Recipe Image

Chicken & Dumplings

  • 35 m
  • 1 h 25 m
Robin Bashinsky
“Whole-wheat pastry flour gives the dumplings in this healthy recipe a prominent nuttiness that totally fits in with the savory chicken stew.”


    • 4 cups unsalted chicken broth
    • 2 cups water
    • 1¼ teaspoons kosher salt
    • 1 bay leaf
    • 3 bone-in chicken breasts (1 pound each)
    • 1 tablespoon butter
    • 1 cup chopped carrot
    • 1 cup chopped celery
    • 1 cup all-purpose flour plus 2 tablespoons, divided, plus more for dusting
    • 1 cup whole-wheat pastry flour plus 2 tablespoons, divided
    • 2 teaspoons baking powder
    • 1 cup whole milk
    • ¾ teaspoon ground pepper
    • 2 tablespoons chopped fresh thyme


  • 1 Combine broth, water, salt and bay leaf in a large pot. Cover and bring to a boil over high heat. Add chicken, reduce heat to medium, cover and simmer until an instant-read thermometer inserted in the thickest part of the chicken registers 165°F, 22 to 25 minutes. Transfer the chicken to a clean cutting board; discard the bay leaf. Shred the chicken into bite-size pieces and transfer to a bowl. Discard the bones. Reserve the broth mixture in the pot.

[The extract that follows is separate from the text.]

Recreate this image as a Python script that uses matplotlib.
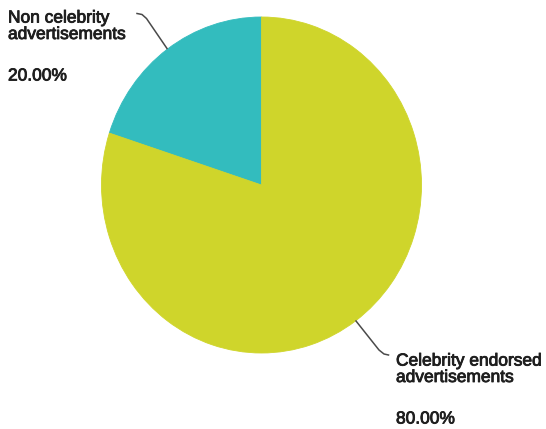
import matplotlib.pyplot as plt
import matplotlib.patheffects as pe
from matplotlib.lines import Line2D

plt.rcParams['font.family'] = ['Liberation Sans', 'DejaVu Sans']

# slice data (counter-clockwise from 12 o'clock)
labels = ["Non celebrity\nadvertisements", "Celebrity endorsed\nadvertisements"]
shares = [20.0, 80.0]
colors = ["#33BCBE", "#CFD52B"]

# label anchors (last line baseline) and leader lines, in pixels from top-left
label_pos = [(8, 39), (396, 382)]
pct_offset = 41.5
leaders = [
    [(137, 13.5), (142, 14.5), (146.5, 18.5), (167, 48.5)],
    [(356, 321), (379, 350), (384, 354), (388.5, 355)],
]

W, H = 546, 429
fig = plt.figure(figsize=(W / 100, H / 100), dpi=100)


def fx(x):
    return x / W


def fy(y):
    return 1 - y / H


ax = fig.add_axes([fx(101.5), fy(353), 320 / W, 336 / H])
wedges, _ = ax.pie(shares, colors=colors, startangle=90, counterclock=True)
for w in wedges:
    w.set_edgecolor(w.get_facecolor())
    w.set_linewidth(0.6)
ax.set_aspect('auto')
ax.set_xlim(-1, 1)
ax.set_ylim(-1, 1)
ax.axis('off')

heavy = [pe.withStroke(linewidth=0.6, foreground='#1e1e1e')]
for lab, val, (x, y), pts in zip(labels, shares, label_pos, leaders):
    fig.text(fx(x), fy(y), lab, fontsize=12.5, color='#1e1e1e',
             va='baseline', ha='left', linespacing=1.12, path_effects=heavy)
    fig.text(fx(x), fy(y + pct_offset), f"{val:.2f}%", fontsize=12.5,
             color='#1e1e1e', va='baseline', ha='left', path_effects=heavy)
    xs = [fx(p[0]) for p in pts]
    ys = [fy(p[1]) for p in pts]
    fig.add_artist(Line2D(xs, ys, transform=fig.transFigure,
                          color='#4a4a4a', linewidth=1.1))

fig.savefig('out.png', dpi=100)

  • 2 Melt butter in a small skillet over medium-high heat until foamy. Add carrot and celery and cook, stirring often, until tender, 10 to 12 minutes. Add to the chicken in the bowl and stir to combine.

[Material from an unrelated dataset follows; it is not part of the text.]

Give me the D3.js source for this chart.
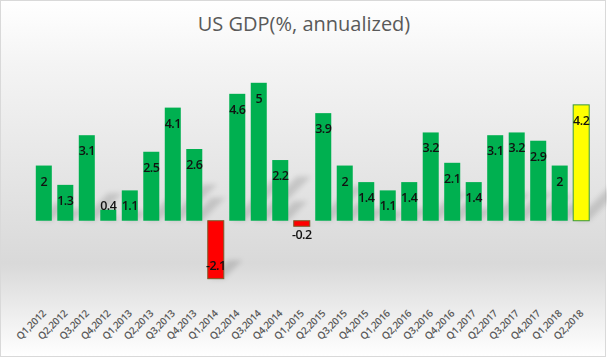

  • 3 Whisk 1 cup each all-purpose and whole-wheat flour with baking powder in a large bowl. Add milk and stir until just combined. Let the dough stand for 10 minutes.

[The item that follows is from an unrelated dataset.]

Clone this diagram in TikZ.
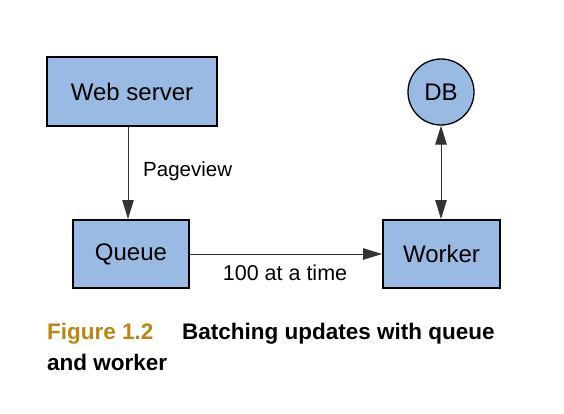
\documentclass[tikz,border=0pt]{standalone}
\usepackage{fontspec}
\setmainfont{Liberation Sans}
\usetikzlibrary{arrows.meta}
\definecolor{boxblue}{RGB}{153,187,227}
\definecolor{capgold}{RGB}{186,134,18}
\begin{document}
\begin{tikzpicture}[x=1pt,y=-1pt,
  box/.style={draw=black,line width=2pt,fill=boxblue,inner sep=0pt,font=\fontsize{24}{28}\selectfont},
  dbnode/.style={circle,draw=black,line width=1.3pt,fill=boxblue,inner sep=0pt,minimum size=66pt,font=\fontsize{24}{28}\selectfont},
  conn/.style={draw=black!80,line width=1pt,-{Triangle[length=19pt,width=11.5pt]}},
  conn2/.style={draw=black!80,line width=1pt,{Triangle[length=19pt,width=11.5pt]}-{Triangle[length=19pt,width=11.5pt]}},
  lbl/.style={font=\fontsize{20.5}{24}\selectfont,inner sep=0pt},
  captext/.style={font=\fontsize{22.5}{26}\selectfont\bfseries,inner sep=0pt,anchor=base west}
]
\useasboundingbox (0,0) rectangle (564,414);
\node[box,minimum width=170pt,minimum height=69pt] (web) at (132,91.5) {Web server};
\node[box,minimum width=116pt,minimum height=68pt] (queue) at (131,254) {Queue};
\node[box,minimum width=117pt,minimum height=68pt] (worker) at (441.5,254) {Worker};
\node[dbnode] (db) at (441,92) {DB};
\coordinate (ax) at (128,0);
\draw[conn] (web.south -| ax) -- (queue.north -| ax);
\draw[conn] (queue.east) -- (worker.west);
\draw[conn2] (db.south) -- (db.south |- worker.north);
\node[lbl,anchor=west] (pv) at (143,171) {Pageview};
\node[lbl,font=\fontsize{21.5}{25}\selectfont] (batch) at (285,273) {100 at a time};
\node[captext,text=capgold] (fig) at (47,339) {Figure 1.2};
\node[captext] (cap1) at (182,339) {Batching updates with queue};
\node[captext] (cap2) at (47,370) {and worker};
\end{tikzpicture}
\end{document}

  • 4 Roll out the dough on a floured work surface to ¼-inch thickness. Cut into 1½-inch square dumplings.
  • 5 Measure ½ cup of the reserved broth mixture into a small bowl. Add the remaining 2 tablespoons each all-purpose and whole-wheat flour; whisk until smooth. Return the mixture to the large pot, whisking to incorporate. Bring to a simmer over medium heat. Add the dumplings and simmer, stirring occasionally, for 10 minutes. Stir in the chicken mixture and season with pepper; simmer for 1 minute. Serve sprinkled with thyme.